I hear you on the platform-neutral tools approach, D_G.
All 3 platforms (Apple, Google and Microsoft) support C++ development, and if you have code that does more than frob the GUI, time spent developing and debugging that code in another IDE can be amortized by its portability. Last year I developed a private app this way: developed the core code in Visual Studio, and the wrapped it in the Objective C that is mandatory to provide the GUI on an Apple device.
There are a few other lessons I learned from this outage:
Renew your certificates at half their lifetime, rather than waiting for them to near expiration. Some of the representatives of contract houses that spoke here are probably doing this more to handle their stable of developers than to reduce the impact of extended outages, but it serves well for both applications.
Renew your developer's subscription at the first reminder. Apple reminded me a month before it was ended, and that is probably enough time.
Make sure that you have a number of devices provisioned at all times for development. They don't all have to be yours, but they all have to have cloud-backed and restorable. You don't want to get into the situation where you need to provision a device when the portal is unavailable.
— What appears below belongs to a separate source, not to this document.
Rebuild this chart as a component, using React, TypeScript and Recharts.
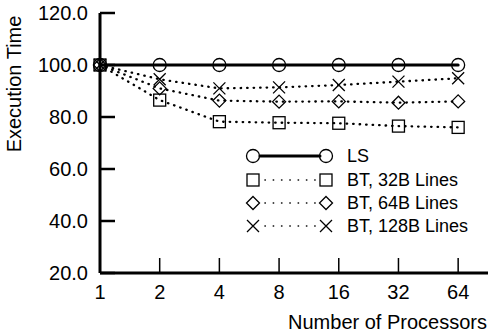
import React from 'react';
import { LineChart, Line, XAxis, YAxis } from 'recharts';

// x positions are log2(processors), ticks shown as processor counts
const procLog = [0, 1, 2, 3, 4, 5, 6];
const procLabels = ['1', '2', '4', '8', '16', '32', '64'];
const yTicks = [20, 40, 60, 80, 100, 120];

const ls = [100, 100, 100, 100, 100, 100, 100];
const bt32 = [100, 86.5, 78.2, 77.8, 77.6, 76.5, 76];
const bt64 = [100, 91, 86.3, 85.9, 86, 85.5, 86];
const bt128 = [100, 94.5, 91, 91.4, 92.3, 93.6, 94.9];

const data = procLog.map((x, i) => ({
  x,
  ls: ls[i],
  bt32: bt32[i],
  bt64: bt64[i],
  bt128: bt128[i],
}));

const FONT = '"Liberation Sans", Arial, sans-serif';
const PLOT_LEFT = 100;
const PLOT_BOTTOM = 273;

type Shape = 'circle' | 'square' | 'diamond' | 'cross';

function Marker({ cx, cy, shape }: { cx: number; cy: number; shape: Shape }) {
  if (cx == null || cy == null) return null;
  const p = { fill: 'none', stroke: '#000', strokeWidth: 1.3 };
  if (shape === 'circle') return <circle cx={cx} cy={cy} r={6.5} {...p} />;
  if (shape === 'square') return <rect x={cx - 6} y={cy - 6} width={12} height={12} {...p} />;
  if (shape === 'diamond')
    return <path d={`M${cx},${cy - 6.5}L${cx + 6.5},${cy}L${cx},${cy + 6.5}L${cx - 6.5},${cy}Z`} {...p} />;
  return <path d={`M${cx - 6},${cy - 6}L${cx + 6},${cy + 6}M${cx + 6},${cy - 6}L${cx - 6},${cy + 6}`} {...p} />;
}

const series = [
  { key: 'ls', name: 'LS', shape: 'circle' as Shape, dash: undefined, width: 3 },
  { key: 'bt32', name: 'BT, 32B Lines', shape: 'square' as Shape, dash: '0.5 6', width: 2.3 },
  { key: 'bt64', name: 'BT, 64B Lines', shape: 'diamond' as Shape, dash: '0.5 6', width: 2.3 },
  { key: 'bt128', name: 'BT, 128B Lines', shape: 'cross' as Shape, dash: '0.5 6', width: 2.3 },
];

const legendRows = [156, 180, 203, 226];

function YTick(props: any) {
  const { y, payload } = props;
  return (
    <g>
      <line x1={PLOT_LEFT} x2={PLOT_LEFT + 15} y1={y} y2={y} stroke="#000" strokeWidth={2.5} />
      <text x={88} y={y} dy="0.36em" textAnchor="end" fontSize={20} fontFamily={FONT} fill="#000">
        {payload.value.toFixed(1)}
      </text>
    </g>
  );
}

function XTick(props: any) {
  const { x, payload } = props;
  return (
    <g>
      {payload.value > 0 && (
        <line x1={x} x2={x} y1={PLOT_BOTTOM} y2={PLOT_BOTTOM - 15} stroke="#000" strokeWidth={1.5} />
      )}
      <text x={x} y={299} textAnchor="middle" fontSize={20} fontFamily={FONT} fill="#000">
        {procLabels[payload.value]}
      </text>
    </g>
  );
}

export default function App() {
  return (
    <div style={{ position: 'absolute', left: 0, top: 0, width: 489, height: 332, background: '#fff' }}>
      <LineChart width={489} height={332} data={data} margin={{ top: 13, right: 1, bottom: 0, left: 0 }}>
        <XAxis
          type="number"
          dataKey="x"
          domain={[0, 6.5]}
          ticks={procLog}
          height={59}
          axisLine={{ stroke: '#000', strokeWidth: 3 }}
          tickLine={false}
          tick={<XTick />}
        />
        <YAxis
          type="number"
          domain={[20, 120]}
          ticks={yTicks}
          width={100}
          axisLine={{ stroke: '#000', strokeWidth: 3 }}
          tickLine={false}
          tick={<YTick />}
        />
        {series.map((s) => (
          <Line
            key={s.key}
            dataKey={s.key}
            stroke="#000"
            strokeWidth={s.width}
            strokeDasharray={s.dash}
            strokeLinecap="round"
            isAnimationActive={false}
            dot={(p: any) => <Marker key={`${s.key}-${p.index}`} cx={p.cx} cy={p.cy} shape={s.shape} />}
            activeDot={false}
          />
        ))}
      </LineChart>
      <svg width={489} height={332} style={{ position: 'absolute', left: 0, top: 0, pointerEvents: 'none' }}>
        <text
          transform="translate(21,84) rotate(-90)"
          textAnchor="middle"
          fontSize={20}
          fontFamily={FONT}
          fill="#000"
        >
          Execution Time
        </text>
        <text x={487} y={329} textAnchor="end" fontSize={20} fontFamily={FONT} fill="#000">
          Number of Processors
        </text>
        {series.map((s, i) => {
          const y = legendRows[i];
          return (
            <g key={s.key}>
              <line
                x1={s.dash ? 265 : 260}
                x2={320}
                y1={y}
                y2={y}
                stroke="#000"
                strokeWidth={s.dash ? 1.6 : 3}
                strokeLinecap="round"
                strokeDasharray={s.dash ? '0.3 8' : undefined}
              />
              <Marker cx={253} cy={y} shape={s.shape} />
              <Marker cx={326} cy={y} shape={s.shape} />
              <text x={347} y={y} dy="0.36em" fontSize={18} fontFamily={FONT} fill="#000">
                {s.name}
              </text>
            </g>
          );
        })}
      </svg>
    </div>
  );
}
Remember that Apple owes you nothing. You have entered into a binding contract with Apple that allows them to refuse you the privilege of having your app sell in their store, and even to force you to engage a third party to audit your machine, on Apple's behalf. You have consented to binding arbitration in the event of any disagreement. When your role and Apple's role are examined, you see that the burden of obligation is primarily on you, the developer.
When major shakeups occur, try to remain emotionally centered. The chaos that Apple experiences during a shakeup will spill over into your life, and you have to manage your response to be happy and useful. Apple's behavior to this "hacking incident" has demonstrates a classic Level I response in the Capability Maturity Model. This isn't to say that Apple always has this level of performance on the CMM, but it looks like this is how it is with the developers suite.
There are a few other recommendations that are not as pertinent to this outage, but generally apply:
If you are a grazer in the Apple ecosystem, don't use your personal hardware for professional development. Personal equipment walks around, gets pounded, gets broken, gets stolen, gets wet; and becomes unavailable.
Professional development requires dedicated hardware, and requires both software and hardware backup. If your big old Mac Pro 2.66 and its herd of hard drives goes down, you need to have backup hardware right now. You and your clients can't wait for somebody to source you an old graphics card whenever it becomes available.